The Practical Sequence
- Pull your Certificate of Eligibility through the VA portal or have a lender retrieve it
- Check your credit and clean up errors at least 60 days before applying
- Get pre-approved with three different VA-experienced lenders
- Compare loan estimates, focusing on APR and funding fee treatment
- Find a property that meets VA appraisal and occupancy standards
- Lock your rate once you're under contract
- Clear the VA appraisal, which checks value and minimum property condition
Where Deals Stall
The VA appraisal is the most common holdup. It's stricter than a conventional appraisal on safety and habitability, so peeling paint, faulty wiring, or a bad roof can pause closing until repairs happen. Build that risk into your timeline. Smart investors negotiate seller-paid repairs into the contract before the appraisal ever lands.

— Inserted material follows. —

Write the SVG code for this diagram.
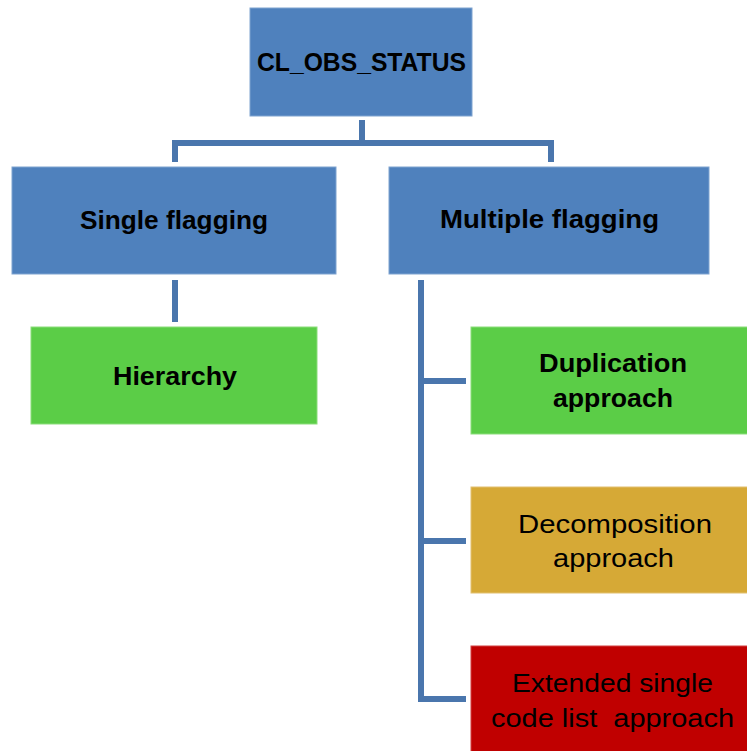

Strategies, Mistakes, and What Actually Works
The best strategy for a first-time investor using VA financing isn't the single-family home everyone defaults to. It's the multi-unit owner-occupied purchase that turns your mortgage into a rent-funded asset. The numbers favor it, the rate favors it, and the zero-down structure makes it reachable when a conventional investor loan would demand 20 to 25% down.
Costly Errors That Repeat
The mistakes show up over and over in landlord forums. Rolling the funding fee into the loan without doing the interest math. Skipping the rate comparison. Underestimating the maintenance reserve, then watching a water heater wipe out three months of cash flow. And the big one: treating the property as passive income when self-managing a fourplex is real, ongoing work.
The Number to Remember
Tie it back to the opening threshold. If your VA home loan rate beats conventional by 0.25 points or more, and you'll hold the property at least two years, the structure wins. If you're disability-exempt from the funding fee, the advantage grows sharply. Run your own loan estimate against a conventional 20%-down scenario before deciding. This is a high-stakes financial choice, so confirm the specifics with a licensed mortgage professional and, where rental income is involved, a tax advisor familiar with your state. The data points you toward the door; only your own numbers tell you to walk through it.